Let me share with you an indelible memory of Steve Weil that finally makes sense to me. Some years ago, I was elected to the AAM Council by petition of the Educators Committee. I was then an inexperienced hothead in my mid-30s. Every time I arrived at the biannual AAM council meetings, I sat on the left-side of the horseshoe in the company of Michael Spock, Michael Botwinik, Malcolm Arth, Bonnie Pitman, and Steve. Some of us were making noise and causing trouble.

 

Steve’s self-imposed role was to craft motions at every impasse that might have a chance of passage while moving our position forward. At the time, I knew nothing about procedure and was not a friend of compromise.
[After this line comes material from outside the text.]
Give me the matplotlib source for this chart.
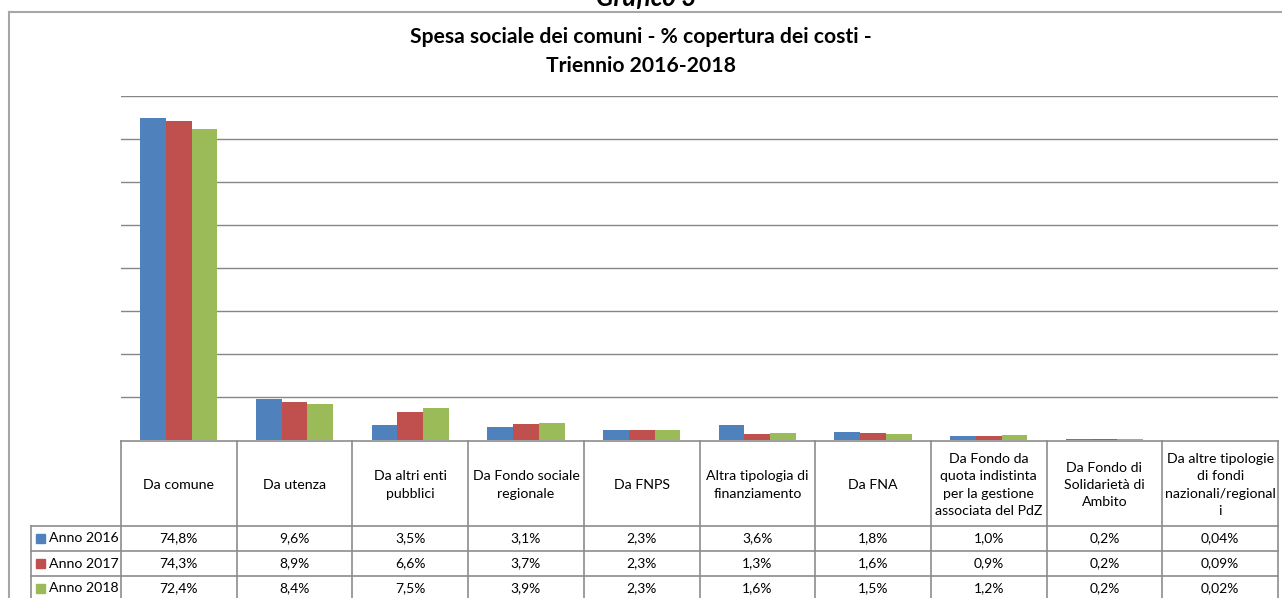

So I was amazed as he wrote, crossed out, and rewrote what would turn out to be the elegant and perfect motion sure to pass. I watched him do it again and again, marveling at his ability to find a solution that was acceptable to all without compromising the essential issue at hand.

 

Once at the end of a two-day meeting of the council, when everyone was ready for a drink, Michael Spock offered a totally unexpected motion: AAM should take a position against nuclear proliferation because museums were the keepers of the world’s treasures. The groan around the table was audible as folks began to think about what this might mean for the profession, their disbelieving board members, and the awaiting drinks. Two hours later, with the room deadlocked, Steve crafted another of his Solomon-like motions, tabling this important idea for a year and instructing everyone to go back to their boards and discuss the issue of museums and nuclear proliferation. The vote was tied. After reflecting for a silent moment, then AAM President Tom Leavitt cast the deciding vote for the motion, and the council meeting was adjourned.

 

The motion was to be brought before all the annual-meeting delegates at the general session the next day. Steve and I spent that evening explaining to other delegates why compromise was important and gathering as many votes as possible, while the opposition did the same. As far as I knew Steve was not out of my sight until we parted late in the evening. The next day at the general session we sat together watching the pre-choreographed agenda unfold. I was on tenterhooks.

 

Then as the issue was raised, unexpectedly to the microphone came two of the most persuasive moral voices in the history of the profession, Malcolm Arth and John Kinard. They said (in paraphrase): If you don’t know what you think about nuclear bombs today no amount of discussion will help. They asked all present to vote against the motion to table the issue for a year. I was shocked; I thought the general museum body would fail to see nonproliferation as a matter relevant to museums and our hard-won procedural compromise would be for nothing. Steve sat silently next to me.

 

The vote came, and what do you know? The assemblage voted overwhelmingly that AAM should take an outspoken position against nuclear armament. I turned to Steve and said, “Did you know this would happen?” And his smile that so recalled the Cheshire cat sprang forth.

 

Steve had had all tracks working at the same time. He was an elegant compromiser, a hugely sophisticated politician, a kind and gracious man and, now I understand more clearly, a radical.

 

What are we going to do without him? We will have to take better care of each other in his name. We will have to pick out the promising youth and introduce them to others. We will have to take on teaching gigs. We will all have to write more. We will have to learn to move the profession ahead by keeping our radical souls pure and by making our compromises elegant. Are we ready? I hope so, because we cannot start our relationship with Steve over again, much as we might wish.